Prof. Denny mengkritik model saat ini yang terlalu parsial dan individual—petani beroperasi sendiri-sendiri dan terkadang mementingkan petak kristalisasi sendiri, sementara tahap penuaan dan pengendapan dikesampingkan. Ia menyatakan bahwa intervensi pemerintah dalam tata ruang kawasan tambak menjadi sangat penting agar sistem ini berjalan efektif.
Tata ruang kawasan tambak garam bisa diatur di level kecamatan atau kabupaten: satu lokasi ditetapkan sebagai kawasan intensif garam industri, di mana pemilik lahan menerima kompensasi atau pendapatan berdasarkan pembagian lahan. Dengan pemetaaan yang sistematis, pemerintah bisa menetapkan lokasi yang paling strategis untuk kristalisasi, pengendapan, dan penuaan.
Di samping itu, Prof. Denny juga menyoroti pentingnya aspek hidrolika tambak: sumber air yang berkualitas, sistem kanal, dan pengaturan aliran air antarpetak. Ia menyebut bahwa beberapa petani tidak memiliki kanal pengontrol atau kolam pengendapan karena keterbatasan lahan. Akibatnya, mereka langsung memasukkan air ke petak kristalisasi, yang sering menghasilkan garam berkualitas rendah.
Prof.
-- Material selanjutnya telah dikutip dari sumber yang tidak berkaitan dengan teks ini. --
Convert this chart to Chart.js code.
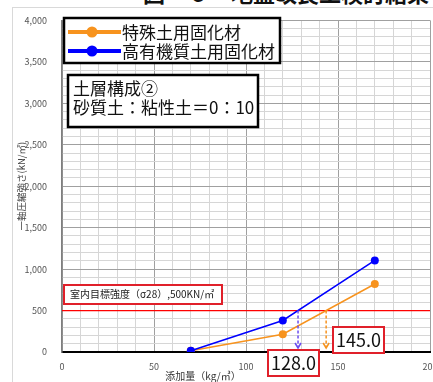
<!DOCTYPE html>
<html lang="ja">
<head>
<meta charset="UTF-8" />
<meta name="viewport" content="width=device-width, initial-scale=1" />
<title>地盤改良工検討結果</title>
<script src="https://cdn.jsdelivr.net/npm/chart.js"></script>
<style>
  html, body { margin: 0; padding: 0; background: #fff; }
  #wrap { position: relative; width: 433px; height: 382px; overflow: hidden; background: #fff; }
  #frame { position: absolute; left: 12px; top: 7px; width: 600px; height: 500px; border: 1px solid #d9d9d9; }
  #fig-title {
    position: absolute; left: 143px; top: -24px;
    font: bold 22px 'Noto Sans CJK JP', sans-serif; white-space: nowrap; color: #111;
  }
  canvas { position: absolute; left: 0; top: 0; }
</style>
</head>
<body>
<div id="wrap">
  <div id="frame"></div>
  <div id="fig-title">図－６　地盤改良工検討結果</div>
  <canvas id="chart" width="470" height="382"></canvas>
</div>

<script>
  // データ（添加量 kg/㎥ と 一軸圧縮強さ kN/㎡）
  const dose = [70, 120, 170];
  const specialSoil = [15, 215, 820];      // 特殊土用固化材
  const organicSoil = [15, 380, 1105];     // 高有機質土用固化材
  const seriesNames = ['特殊土用固化材', '高有機質土用固化材'];
  const seriesColors = ['#f7931e', '#0000ff'];
  const arrowColors = ['#f7931e', '#6a4cf0'];
  const targetStrength = 500;
  const targetLabel = '室内目標強度（σ28）,500KN/㎡';
  const crossLabels = ['145.0', '128.0'];
  const soilNote = ['土層構成②', '砂質土：粘性土＝0：10'];

  const CJK = "'Noto Sans CJK JP', sans-serif";

  // 目標強度と交わる添加量を線形補間で求める
  function crossing(xs, ys, target) {
    for (let i = 0; i < xs.length - 1; i++) {
      if ((ys[i] - target) * (ys[i + 1] - target) <= 0) {
        return xs[i] + (target - ys[i]) * (xs[i + 1] - xs[i]) / (ys[i + 1] - ys[i]);
      }
    }
    return null;
  }

  function boxText(ctx, x, y, w, h, lines, opt) {
    ctx.save();
    ctx.fillStyle = '#fff';
    ctx.fillRect(x, y, w, h);
    ctx.lineWidth = opt.lw;
    ctx.strokeStyle = opt.border;
    ctx.strokeRect(x, y, w, h);
    ctx.fillStyle = opt.color || '#111';
    ctx.font = opt.font;
    ctx.textBaseline = 'middle';
    ctx.textAlign = opt.align || 'left';
    lines.forEach((t, i) => ctx.fillText(t, opt.tx, opt.ty + i * (opt.lh || 0)));
    ctx.restore();
  }

  const annotations = {
    id: 'annotations',
    beforeDatasetsDraw(chart) {
      const { ctx, chartArea, scales: { y } } = chart;
      const py = y.getPixelForValue(targetStrength);
      ctx.save();
      ctx.strokeStyle = '#ff0000';
      ctx.lineWidth = 1.2;
      ctx.beginPath();
      ctx.moveTo(chartArea.left, py);
      ctx.lineTo(chartArea.right, py);
      ctx.stroke();
      ctx.restore();
    },
    afterDatasetsDraw(chart) {
      const { ctx, scales: { x, y } } = chart;
      const py = y.getPixelForValue(targetStrength);
      const p0 = y.getPixelForValue(0);
      [specialSoil, organicSoil].forEach((vals, i) => {
        const cx = crossing(dose, vals, targetStrength);
        if (cx === null) return;
        const px = x.getPixelForValue(cx);
        ctx.save();
        ctx.strokeStyle = arrowColors[i];
        ctx.lineWidth = 1.5;
        ctx.setLineDash([3, 2]);
        ctx.beginPath();
        ctx.moveTo(px, py);
        ctx.lineTo(px, p0 - 4);
        ctx.stroke();
        ctx.setLineDash([]);
        ctx.beginPath();
        ctx.moveTo(px - 3, p0 - 9);
        ctx.lineTo(px, p0 - 4);
        ctx.lineTo(px + 3, p0 - 9);
        ctx.stroke();
        ctx.restore();
      });

      // 目標強度ラベル
      boxText(ctx, 64, 285, 158, 19, [targetLabel], {
        lw: 2, border: '#e0202a', font: '10px ' + CJK, tx: 70, ty: 294.5, color: '#222'
      });
      // 交点の値
      boxText(ctx, 333, 327, 51, 26, [crossLabels[0]], {
        lw: 2, border: '#e0202a', font: '18px ' + CJK, tx: 358.5, ty: 340, align: 'center'
      });
      boxText(ctx, 268, 350, 51, 26, [crossLabels[1]], {
        lw: 2, border: '#e0202a', font: '18px ' + CJK, tx: 293.5, ty: 363, align: 'center'
      });
    },
    afterDraw(chart) {
      const { ctx } = chart;
      // 凡例
      boxText(ctx, 64, 18, 216, 45, [], { lw: 2.5, border: '#000', font: '17px ' + CJK, tx: 0, ty: 0 });
      seriesNames.forEach((name, i) => {
        const cy = 32 + i * 19;
        ctx.save();
        ctx.strokeStyle = seriesColors[i];
        ctx.fillStyle = seriesColors[i];
        ctx.lineWidth = 4;
        ctx.beginPath();
        ctx.moveTo(68, cy);
        ctx.lineTo(121, cy);
        ctx.stroke();
        ctx.beginPath();
        ctx.arc(92, cy, 5.5, 0, Math.PI * 2);
        ctx.fill();
        ctx.fillStyle = '#111';
        ctx.font = '17px ' + CJK;
        ctx.textBaseline = 'middle';
        ctx.fillText(name, 122, cy + 1);
        ctx.restore();
      });
      // 土層構成
      boxText(ctx, 68, 75, 190, 52, soilNote, {
        lw: 2.5, border: '#000', font: '17px ' + CJK, tx: 73, ty: 89, lh: 19
      });
      // x 軸タイトル
      ctx.save();
      ctx.fillStyle = '#333';
      ctx.font = '10px ' + CJK;
      ctx.textAlign = 'center';
      ctx.textBaseline = 'middle';
      ctx.fillText('添加量（kg/㎥）', 203, 376);
      ctx.restore();
    }
  };

  const toPoints = vals => dose.map((d, i) => ({ x: d, y: vals[i] }));

  new Chart(document.getElementById('chart').getContext('2d'), {
    type: 'line',
    data: {
      datasets: [specialSoil, organicSoil].map((vals, i) => ({
        label: seriesNames[i],
        data: toPoints(vals),
        borderColor: seriesColors[i],
        backgroundColor: seriesColors[i],
        borderWidth: 1.5,
        pointRadius: 4,
        pointBorderWidth: 0,
        tension: 0,
        order: 2 - i
      }))
    },
    options: {
      responsive: false,
      animation: false,
      layout: { padding: { left: 0, right: 40, top: 16, bottom: 0 } },
      plugins: { legend: { display: false }, tooltip: { enabled: false } },
      scales: {
        x: {
          type: 'linear',
          min: 0, max: 200,
          afterFit(s) { s.height = 30; },
          border: { color: '#000', width: 2 },
          grid: {
            drawTicks: false,
            lineWidth: 1,
            color: c => c.tick && c.tick.value % 50 === 0 ? '#a0a0a0' : '#d6d6d6'
          },
          ticks: {
            stepSize: 10, autoSkip: false, maxRotation: 0, padding: 9,
            color: '#555', font: { family: CJK, size: 9 },
            callback: v => v % 50 === 0 ? v : ''
          }
        },
        y: {
          min: 0, max: 4000,
          afterFit(s) { s.width = 62; },
          border: { color: '#7f7f7f', width: 1.5 },
          grid: {
            drawTicks: false,
            lineWidth: 1,
            color: c => c.tick && c.tick.value % 500 === 0 ? '#a0a0a0' : '#d6d6d6'
          },
          ticks: {
            stepSize: 100, autoSkip: false, padding: 15,
            color: '#555', font: { family: CJK, size: 9 },
            callback: v => v % 500 === 0 ? v.toLocaleString('en-US') : ''
          },
          title: {
            display: true, text: '一軸圧縮強さ(kN/㎡)',
            color: '#444', font: { family: CJK, size: 9.5 },
            padding: { top: 16, bottom: 0 }
          }
        }
      }
    },
    plugins: [annotations]
  });
</script>
</body>
</html>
Denny mengakhiri bahwa potensi garam di Indonesia sangat besar — sebagai negara kepulauan, panjang pantai dan cadangan laut menyediakan lahan tambak yang luas. Jika kombinasi antara teknologi, kebijakan, dan semangat petani seperti Syahid digunakan dengan tepat, swasembada garam pada 2027 bukan sekadar impian, tetapi tujuan yang bisa dicapai.
Menjelang senja, saya tak langsung pulang. Berdiri di tepi tambak Desa Babalan, pesisir utara Demak. Cahaya matahari yang mulai condong ke barat memantul di permukaan tambak, membuat kristal-kristal garam berkilau keemasan seperti serpihan kaca di atas cermin air. Angin laut berembus, membawa aroma asin.
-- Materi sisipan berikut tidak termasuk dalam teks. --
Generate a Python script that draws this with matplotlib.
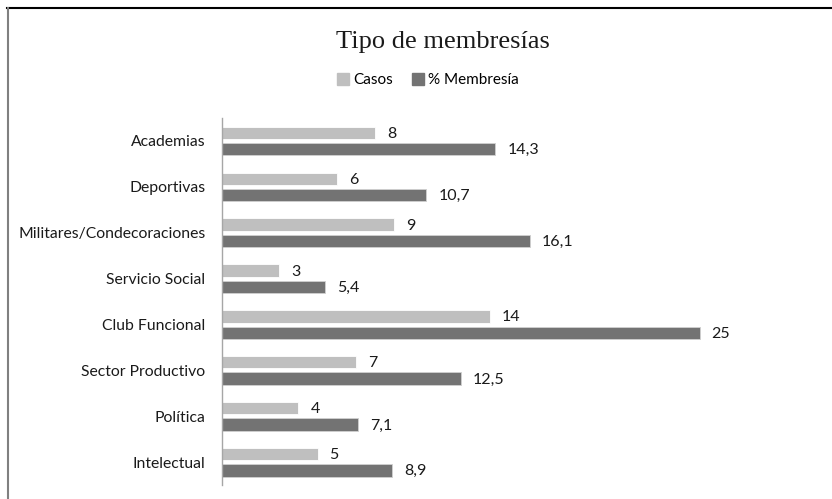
import matplotlib
matplotlib.use('Agg')
import matplotlib.pyplot as plt
from matplotlib.lines import Line2D
from matplotlib.patches import Patch
import numpy as np

## datos del grafico
categorias = ['Academias', 'Deportivas', 'Militares/Condecoraciones', 'Servicio Social',
              'Club Funcional', 'Sector Productivo', 'Política', 'Intelectual']
casos = [8, 6, 9, 3, 14, 7, 4, 5]
membresia = [14.3, 10.7, 16.1, 5.4, 25, 12.5, 7.1, 8.9]
series = ['Casos', '% Membresía']

claro = '#BFBFBF'
oscuro = '#737373'
fuente = ['Lato', 'DejaVu Sans']

plt.rcParams['font.family'] = fuente

fig = plt.figure(figsize=(8.32, 4.99), dpi=100)
W, H = 832, 499
ax = fig.add_axes([222/W, 1-485/H, (757-222)/W, (485-118)/H])

y = np.arange(len(categorias))
h = 0.27
b1 = ax.barh(y - 0.175, casos, height=h, color=claro, edgecolor='white', linewidth=0.6)
b2 = ax.barh(y + 0.18, membresia, height=h, color=oscuro, edgecolor='#D0D0D0', linewidth=0.6)

def etiqueta(v):
    return ('%g' % v).replace('.', ',')

for barras, vals in ((b1, casos), (b2, membresia)):
    for b, v in zip(barras, vals):
        ax.annotate(etiqueta(v), (b.get_width(), b.get_y() + b.get_height()/2),
                    xytext=(12, -1), textcoords='offset pixels',
                    ha='left', va='center', fontsize=11.5, color='#1A1A1A')

ax.set_xlim(0, 28)
ax.set_ylim(len(categorias) - 0.5, -0.5)
ax.set_yticks(y)
ax.set_yticklabels(categorias, fontsize=11.3, color='#1A1A1A')
ax.tick_params(axis='y', length=0, pad=12)
ax.set_xticks([])
for s in ('top', 'right', 'bottom'):
    ax.spines[s].set_visible(False)
ax.spines['left'].set_color('#A6A6A6')
ax.spines['left'].set_linewidth(1)

## titulo y leyenda
fig.text(443/W, 1-42/H, 'Tipo de membresías', ha='center', va='center',
         fontsize=19, family=['Liberation Serif', 'DejaVu Serif'], color='#1A1A1A')
manejadores = [Patch(color=claro), Patch(color=oscuro)]
fig.legend(manejadores, series, loc='center', bbox_to_anchor=(428/W, 1-80/H), ncol=2,
           frameon=False, handlelength=0.8, handleheight=0.8, handletextpad=0.3,
           columnspacing=1.2, prop={'size': 11, 'family': fuente})

## marco parcial del grafico
fig.add_artist(Line2D([7/W, 1], [1-8/H, 1-8/H], color='black', lw=1.5, transform=fig.transFigure))
fig.add_artist(Line2D([8/W, 8/W], [0, 1-8/H], color='#808080', lw=1.5, transform=fig.transFigure))

fig.savefig('out.png', dpi=100)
Di kejauhan, Farid dan para petani masih sibuk menimbun hasil panen hari itu, sementara suara kincir angin terus berputar di antara petak-petak tambak. Saya sadar, garam bukan sekadar hasil bumi, tapi simbol ketekunan manusia pesisir yang bertarung dengan cuaca, menantang waktu, dan menggantungkan hidup pada laut yang tak pernah pasti. Dari sinilah, dari butiran putih sederhana itu, mereka menambang “emas” yang sesungguhnya — emas putih dari pesisir utara.